Entries with chart source code
= = = = =

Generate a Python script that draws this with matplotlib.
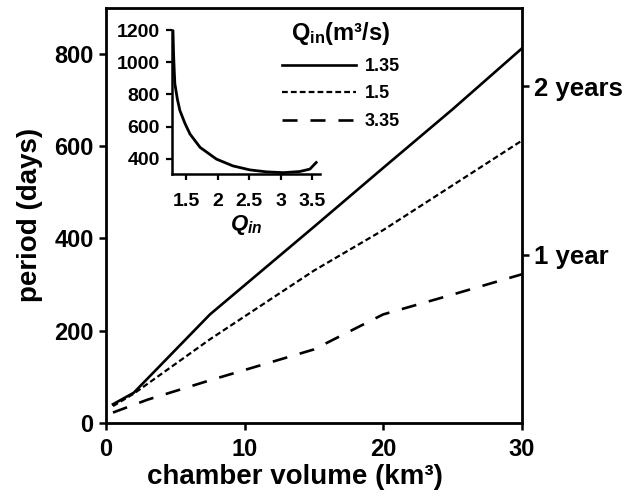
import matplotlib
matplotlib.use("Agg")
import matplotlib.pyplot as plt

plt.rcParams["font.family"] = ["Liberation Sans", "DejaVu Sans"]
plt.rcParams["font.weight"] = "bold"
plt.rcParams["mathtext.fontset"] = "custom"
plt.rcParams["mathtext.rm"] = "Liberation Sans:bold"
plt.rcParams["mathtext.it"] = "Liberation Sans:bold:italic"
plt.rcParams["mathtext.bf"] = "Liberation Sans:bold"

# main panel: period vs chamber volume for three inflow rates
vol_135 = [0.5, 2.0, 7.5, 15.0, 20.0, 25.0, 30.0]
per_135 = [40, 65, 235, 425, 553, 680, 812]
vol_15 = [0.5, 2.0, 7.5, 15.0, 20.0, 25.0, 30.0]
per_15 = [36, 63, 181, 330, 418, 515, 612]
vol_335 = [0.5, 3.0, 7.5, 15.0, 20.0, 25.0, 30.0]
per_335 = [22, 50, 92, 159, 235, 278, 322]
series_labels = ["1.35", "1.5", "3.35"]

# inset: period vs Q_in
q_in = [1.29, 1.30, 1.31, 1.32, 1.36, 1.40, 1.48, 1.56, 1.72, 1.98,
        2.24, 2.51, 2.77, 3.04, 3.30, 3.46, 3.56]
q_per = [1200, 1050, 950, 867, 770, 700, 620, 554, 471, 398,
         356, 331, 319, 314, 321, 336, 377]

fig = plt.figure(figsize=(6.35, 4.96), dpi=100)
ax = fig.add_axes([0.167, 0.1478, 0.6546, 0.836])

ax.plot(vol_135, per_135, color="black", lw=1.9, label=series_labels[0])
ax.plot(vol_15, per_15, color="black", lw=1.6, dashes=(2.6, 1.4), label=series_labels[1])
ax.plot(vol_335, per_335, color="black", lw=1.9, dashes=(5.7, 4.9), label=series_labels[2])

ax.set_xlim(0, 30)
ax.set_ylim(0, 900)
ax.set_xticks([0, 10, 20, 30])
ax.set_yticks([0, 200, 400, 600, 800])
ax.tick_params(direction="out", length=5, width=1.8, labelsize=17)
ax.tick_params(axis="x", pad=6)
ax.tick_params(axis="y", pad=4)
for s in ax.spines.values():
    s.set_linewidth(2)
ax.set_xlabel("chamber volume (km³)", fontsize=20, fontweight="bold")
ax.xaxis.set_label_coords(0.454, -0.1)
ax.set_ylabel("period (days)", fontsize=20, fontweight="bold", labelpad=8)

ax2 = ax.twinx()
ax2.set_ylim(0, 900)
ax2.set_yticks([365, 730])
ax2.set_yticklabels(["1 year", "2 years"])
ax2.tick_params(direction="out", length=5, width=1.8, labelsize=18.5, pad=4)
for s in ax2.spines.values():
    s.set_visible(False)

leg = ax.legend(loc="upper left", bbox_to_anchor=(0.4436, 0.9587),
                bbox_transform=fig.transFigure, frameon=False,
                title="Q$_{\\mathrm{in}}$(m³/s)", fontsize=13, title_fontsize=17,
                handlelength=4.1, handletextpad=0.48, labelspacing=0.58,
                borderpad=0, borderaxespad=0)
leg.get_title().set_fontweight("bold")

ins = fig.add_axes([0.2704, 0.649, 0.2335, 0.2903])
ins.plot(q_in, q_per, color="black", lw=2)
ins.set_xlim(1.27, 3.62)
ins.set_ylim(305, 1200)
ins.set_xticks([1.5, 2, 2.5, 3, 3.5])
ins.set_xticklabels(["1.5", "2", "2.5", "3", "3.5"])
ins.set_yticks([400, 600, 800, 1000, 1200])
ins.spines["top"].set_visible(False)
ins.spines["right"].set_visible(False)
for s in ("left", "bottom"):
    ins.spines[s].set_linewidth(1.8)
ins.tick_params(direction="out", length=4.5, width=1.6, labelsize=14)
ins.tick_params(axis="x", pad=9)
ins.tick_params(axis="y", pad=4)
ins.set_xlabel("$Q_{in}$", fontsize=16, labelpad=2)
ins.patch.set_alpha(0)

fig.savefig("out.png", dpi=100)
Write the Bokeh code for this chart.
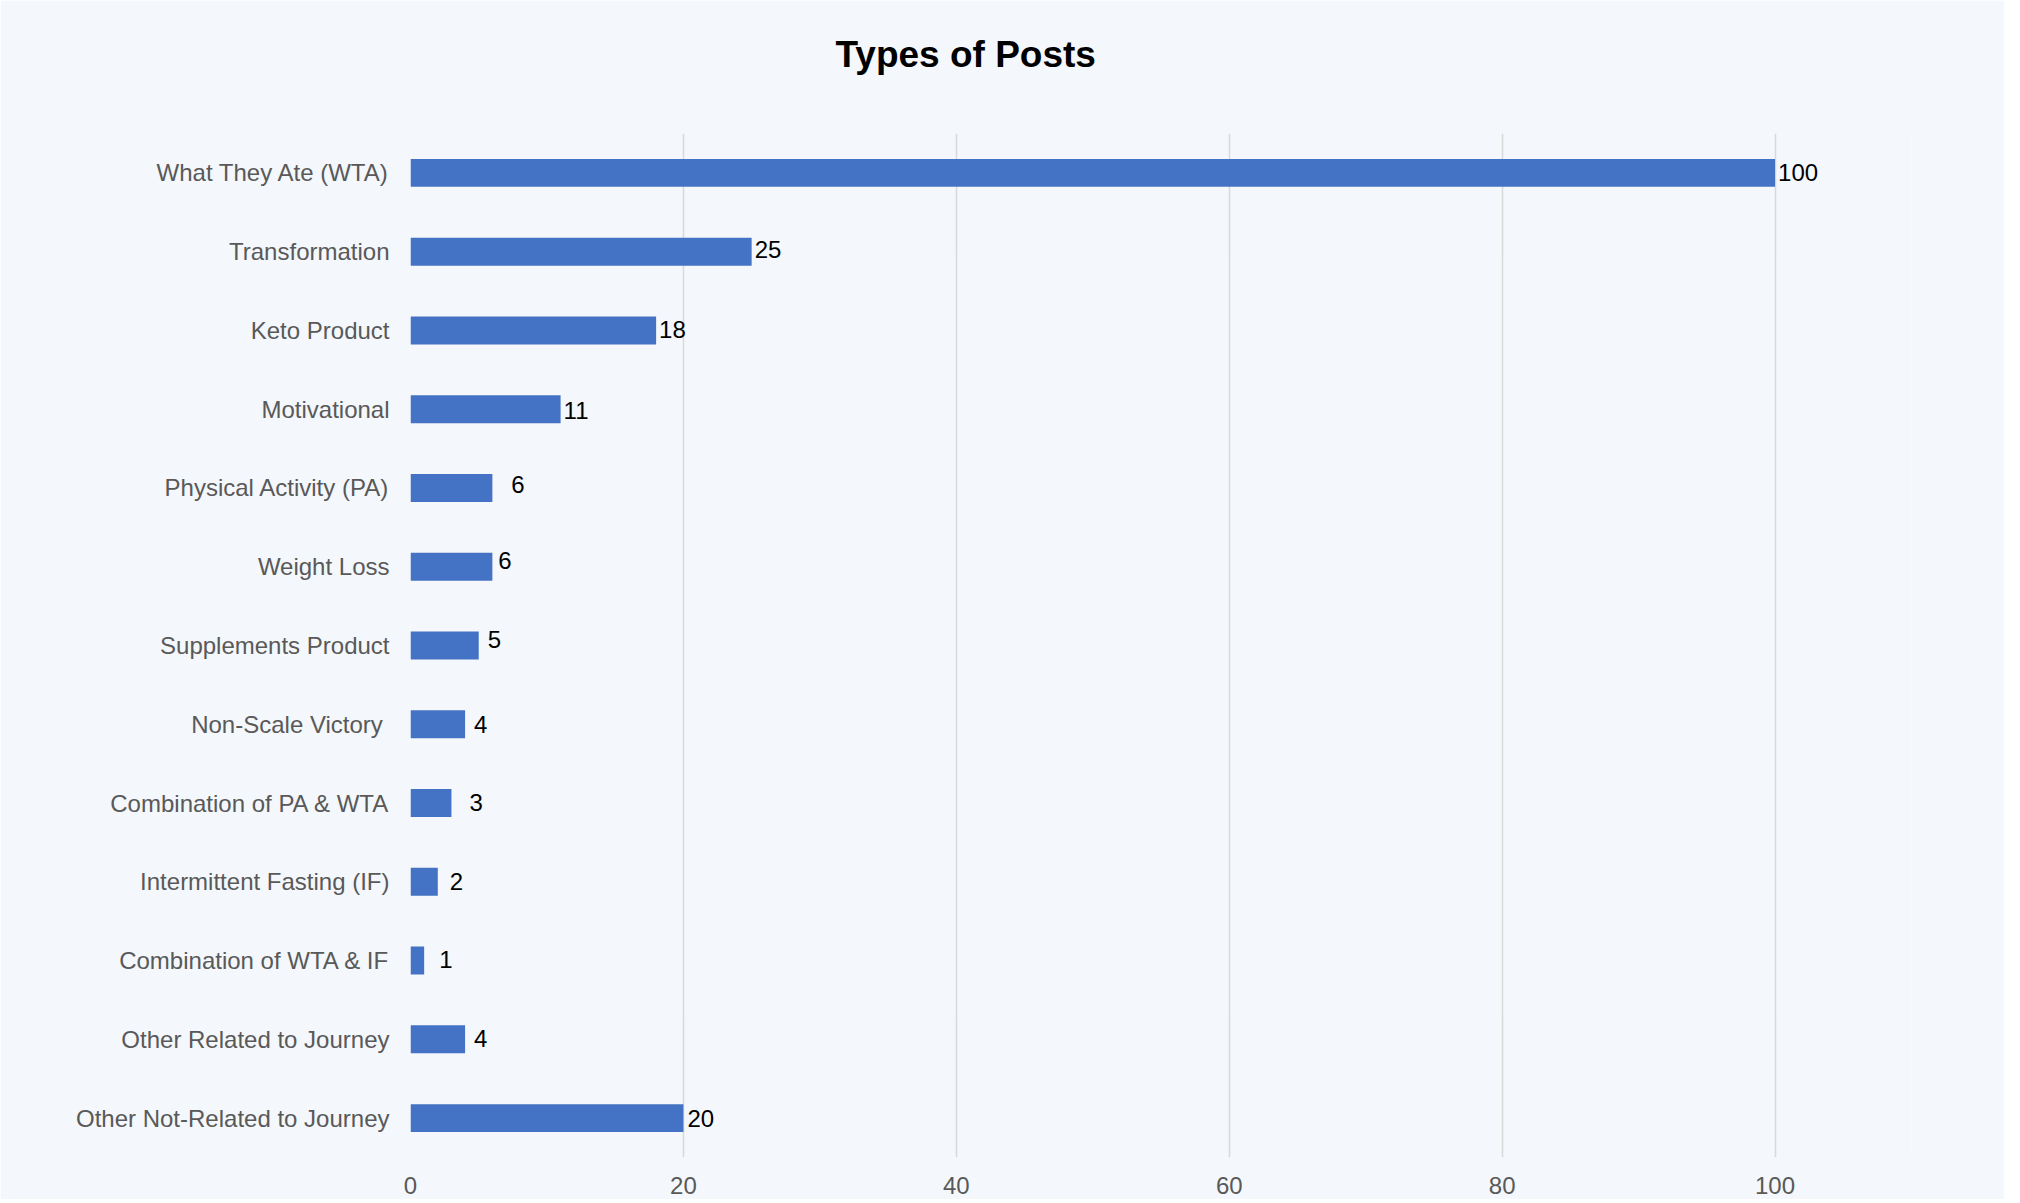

= = = = =

### WRITTEN REQUEST
Images must not appear in the copy; reproduce everything else in the records verbatim.

### REPLY TO THE TASK
Generate a Python script that draws this with matplotlib.
import matplotlib
matplotlib.use("Agg")
import matplotlib.pyplot as plt

plt.rcParams["font.family"] = ["Liberation Sans", "DejaVu Sans"]
plt.rcParams["font.weight"] = "bold"
plt.rcParams["mathtext.fontset"] = "custom"
plt.rcParams["mathtext.rm"] = "Liberation Sans:bold"
plt.rcParams["mathtext.it"] = "Liberation Sans:bold:italic"
plt.rcParams["mathtext.bf"] = "Liberation Sans:bold"

# main panel: period vs chamber volume for three inflow rates
vol_135 = [0.5, 2.0, 7.5, 15.0, 20.0, 25.0, 30.0]
per_135 = [40, 65, 235, 425, 553, 680, 812]
vol_15 = [0.5, 2.0, 7.5, 15.0, 20.0, 25.0, 30.0]
per_15 = [36, 63, 181, 330, 418, 515, 612]
vol_335 = [0.5, 3.0, 7.5, 15.0, 20.0, 25.0, 30.0]
per_335 = [22, 50, 92, 159, 235, 278, 322]
series_labels = ["1.35", "1.5", "3.35"]

# inset: period vs Q_in
q_in = [1.29, 1.30, 1.31, 1.32, 1.36, 1.40, 1.48, 1.56, 1.72, 1.98,
        2.24, 2.51, 2.77, 3.04, 3.30, 3.46, 3.56]
q_per = [1200, 1050, 950, 867, 770, 700, 620, 554, 471, 398,
         356, 331, 319, 314, 321, 336, 377]

fig = plt.figure(figsize=(6.35, 4.96), dpi=100)
ax = fig.add_axes([0.167, 0.1478, 0.6546, 0.836])

ax.plot(vol_135, per_135, color="black", lw=1.9, label=series_labels[0])
ax.plot(vol_15, per_15, color="black", lw=1.6, dashes=(2.6, 1.4), label=series_labels[1])
ax.plot(vol_335, per_335, color="black", lw=1.9, dashes=(5.7, 4.9), label=series_labels[2])

ax.set_xlim(0, 30)
ax.set_ylim(0, 900)
ax.set_xticks([0, 10, 20, 30])
ax.set_yticks([0, 200, 400, 600, 800])
ax.tick_params(direction="out", length=5, width=1.8, labelsize=17)
ax.tick_params(axis="x", pad=6)
ax.tick_params(axis="y", pad=4)
for s in ax.spines.values():
    s.set_linewidth(2)
ax.set_xlabel("chamber volume (km³)", fontsize=20, fontweight="bold")
ax.xaxis.set_label_coords(0.454, -0.1)
ax.set_ylabel("period (days)", fontsize=20, fontweight="bold", labelpad=8)

ax2 = ax.twinx()
ax2.set_ylim(0, 900)
ax2.set_yticks([365, 730])
ax2.set_yticklabels(["1 year", "2 years"])
ax2.tick_params(direction="out", length=5, width=1.8, labelsize=18.5, pad=4)
for s in ax2.spines.values():
    s.set_visible(False)

leg = ax.legend(loc="upper left", bbox_to_anchor=(0.4436, 0.9587),
                bbox_transform=fig.transFigure, frameon=False,
                title="Q$_{\\mathrm{in}}$(m³/s)", fontsize=13, title_fontsize=17,
                handlelength=4.1, handletextpad=0.48, labelspacing=0.58,
                borderpad=0, borderaxespad=0)
leg.get_title().set_fontweight("bold")

ins = fig.add_axes([0.2704, 0.649, 0.2335, 0.2903])
ins.plot(q_in, q_per, color="black", lw=2)
ins.set_xlim(1.27, 3.62)
ins.set_ylim(305, 1200)
ins.set_xticks([1.5, 2, 2.5, 3, 3.5])
ins.set_xticklabels(["1.5", "2", "2.5", "3", "3.5"])
ins.set_yticks([400, 600, 800, 1000, 1200])
ins.spines["top"].set_visible(False)
ins.spines["right"].set_visible(False)
for s in ("left", "bottom"):
    ins.spines[s].set_linewidth(1.8)
ins.tick_params(direction="out", length=4.5, width=1.6, labelsize=14)
ins.tick_params(axis="x", pad=9)
ins.tick_params(axis="y", pad=4)
ins.set_xlabel("$Q_{in}$", fontsize=16, labelpad=2)
ins.patch.set_alpha(0)

fig.savefig("out.png", dpi=100)
Write the Bokeh code for this chart.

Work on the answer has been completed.